A That petition will go nowhere. Two plates are required and the rationale for having a front plate is obvious -- to identify the vehicle from the front. John-the-Traffic-Cop explained why:

  • "To locate a stolen or wanted vehicle. You are a cop and you are looking for a gray Camry. There are a lot of them running around. Sure makes my job easier. I can check the plate without turning around."

  • "Identify a hit-and-run suspect. You are sitting at a red light. You get rammed from behind. The guy drives off. If you are really lucky the plate will be embedded in your rear trunk lid. Or at least you should be able to read the imprint in the paint that the plate left."

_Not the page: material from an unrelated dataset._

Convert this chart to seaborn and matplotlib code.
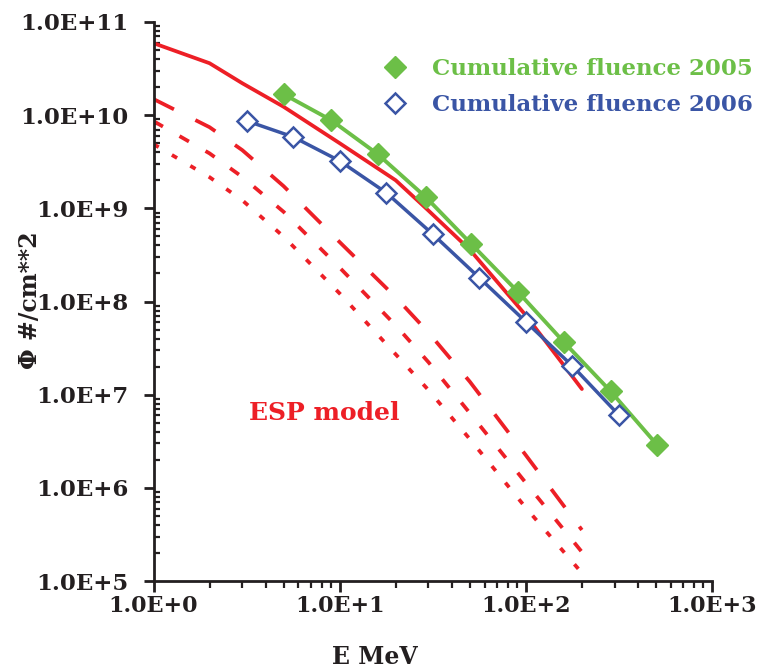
import numpy as np
import pandas as pd
import matplotlib
matplotlib.use("Agg")
import matplotlib.pyplot as plt
from matplotlib.lines import Line2D
from matplotlib.ticker import LogLocator, FixedLocator, NullFormatter, FuncFormatter
import seaborn as sns

# ---- data -------------------------------------------------------------
# ESP model curves (energies in MeV, fluence in #/cm^2)
esp_energy = [1, 2, 3, 5, 10, 20, 30, 50, 100, 200]
esp_solid = [5.93e10, 3.61e10, 2.20e10, 1.23e10, 5.0e9, 2.0e9, 9.45e8, 3.6e8, 7.1e7, 1.15e7]
esp_longdash = [1.49e10, 7.43e9, 4.21e9, 1.73e9, 4.34e8, 1.11e8, 4.64e7, 1.38e7, 2.24e6, 3.53e5]
esp_dash = [8.63e9, 3.89e9, 2.17e9, 9.17e8, 2.31e8, 5.54e7, 2.23e7, 6.35e6, 1.13e6, 2.05e5]
esp_dot = [4.89e9, 2.16e9, 1.22e9, 4.97e8, 1.22e8, 2.71e7, 1.12e7, 3.34e6, 6.11e5, 1.22e5]

# Cumulative fluence measurements
e_2005 = [5.0, 9.0, 16.0, 29.0, 51.0, 91.0, 160.0, 285.0, 508.0]
phi_2005 = [1.68e10, 8.84e9, 3.82e9, 1.32e9, 4.13e8, 1.26e8, 3.67e7, 1.09e7, 2.88e6]
e_2006 = [3.16, 5.62, 10.0, 17.8, 31.6, 56.2, 100.0, 178.0, 316.0]
phi_2006 = [8.69e9, 5.85e9, 3.23e9, 1.47e9, 5.29e8, 1.80e8, 6.06e7, 2.03e7, 6.04e6]

label_2005 = "Cumulative fluence 2005"
label_2006 = "Cumulative fluence 2006"
model_label = "ESP model"
x_label = "E MeV"
y_label = "Φ #/cm**2"
x_ticks = [1, 10, 100, 1000]
y_ticks = [1e5, 1e6, 1e7, 1e8, 1e9, 1e10, 1e11]

# ---- style ------------------------------------------------------------
sns.set_style("ticks")
plt.rcParams["font.family"] = ["DejaVu Serif"]
plt.rcParams["font.weight"] = "bold"
plt.rcParams["axes.labelweight"] = "bold"

RED = "#ed1f26"
GREEN = "#6cbf47"
BLUE = "#3a55a5"
INK = "#231f20"

fig = plt.figure(figsize=(7.58, 6.70), dpi=100)
ax = fig.add_axes([153.5 / 758, 1 - 581 / 670, (712 - 153.5) / 758, (581 - 22) / 670])
ax.set_xscale("log")
ax.set_yscale("log")

esp = pd.DataFrame({"E": esp_energy, "solid": esp_solid, "long": esp_longdash,
                    "dash": esp_dash, "dot": esp_dot})

LW = 2.7
sns.lineplot(data=esp, x="E", y="solid", ax=ax, color=RED, lw=LW,
             estimator=None, sort=False)
sns.lineplot(data=esp, x="E", y="long", ax=ax, color=RED, lw=LW,
             estimator=None, sort=False, linestyle=(0, (6.1, 6.4)), dash_capstyle="butt")
sns.lineplot(data=esp, x="E", y="dash", ax=ax, color=RED, lw=LW,
             estimator=None, sort=False, linestyle=(0, (2.9, 5.1)), dash_capstyle="butt")
sns.lineplot(data=esp, x="E", y="dot", ax=ax, color=RED, lw=LW,
             estimator=None, sort=False, linestyle=(0, (1.6, 4.1)), dash_capstyle="butt")

sns.lineplot(x=e_2005, y=phi_2005, ax=ax, color=GREEN, lw=2.8, estimator=None, sort=False,
             marker="D", markersize=11.5, markerfacecolor=GREEN, markeredgecolor=GREEN,
             markeredgewidth=1.0, zorder=4)
sns.lineplot(x=e_2006, y=phi_2006, ax=ax, color=BLUE, lw=2.5, estimator=None, sort=False,
             marker="D", markersize=10.5, markerfacecolor="white", markeredgecolor=BLUE,
             markeredgewidth=1.8, zorder=5)

ax.set_xlim(1, 1000)
ax.set_ylim(1e5, 1e11)

ax.xaxis.set_major_locator(FixedLocator(x_ticks))
ax.yaxis.set_major_locator(FixedLocator(y_ticks))
ax.xaxis.set_minor_locator(LogLocator(base=10, subs=np.arange(2, 10), numticks=50))
ax.yaxis.set_minor_locator(LogLocator(base=10, subs=np.arange(2, 10), numticks=50))
ax.xaxis.set_minor_formatter(NullFormatter())
ax.yaxis.set_minor_formatter(NullFormatter())
sci = FuncFormatter(lambda v, pos: "1.0E+{:d}".format(int(round(np.log10(v)))))
ax.xaxis.set_major_formatter(sci)
ax.yaxis.set_major_formatter(sci)

for side in ("top", "right"):
    ax.spines[side].set_visible(False)
for side in ("left", "bottom"):
    ax.spines[side].set_linewidth(2.0)
    ax.spines[side].set_color(INK)

ax.tick_params(axis="x", which="major", direction="out", length=8, width=2.0,
               pad=2, labelsize=16, colors=INK)
ax.tick_params(axis="x", which="minor", direction="out", length=5, width=1.6, colors=INK)
ax.tick_params(axis="y", which="major", direction="out", length=7, width=2.0,
               pad=11, labelsize=16.5, colors=INK)
ax.tick_params(axis="y", which="minor", direction="in", length=4, width=1.6, colors=INK)

ax.set_xlabel(x_label, fontsize=17, color=INK)
ax.set_ylabel(y_label, fontsize=17, color=INK)
ax.xaxis.set_label_coords(0.397, -0.115)
ax.yaxis.set_label_coords(-0.199, 0.503)

ax.text(8.3, 6.4e6, model_label, color=RED, fontsize=18, ha="center", va="center")

handles = [
    Line2D([], [], linestyle="none", marker="D", markersize=11.5, markerfacecolor=GREEN,
           markeredgecolor=GREEN),
    Line2D([], [], linestyle="none", marker="D", markersize=10.5, markerfacecolor="white",
           markeredgecolor=BLUE, markeredgewidth=1.8),
]
leg = fig.legend(handles, [label_2005, label_2006], loc="upper left",
                 bbox_to_anchor=(383.5 / 758, 1 - 58 / 670), frameon=False,
                 fontsize=16.5, borderpad=0, borderaxespad=0, handlelength=1.0,
                 handletextpad=1.1, labelspacing=0.61, labelcolor=[GREEN, BLUE])

fig.savefig("out.png", dpi=100)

  • "Several departments have a plate scan reader that automatically reads plates from all sides while officers drive about their normal duties. It constantly checks for stolen cars and wanted felons. If a hit comes up, then the officer gets the information on his computer screen."

    Q I was recently catching up on my TV shows when one of the contestants on American Idol stated that she had been given a ticket for eating an ice cream cone while driving to the show. What's the "scoop" on this and other things like sipping beverages or eating food while driving?

    Madelyn Sharp

    Morgan Hill

    A You can be ticketed for distracted driving if eating a cone or food is distracting and you are unable to keep your car under control. There's just one Roadshow exemption -- drinking a Jack in the Box iced tea is OK.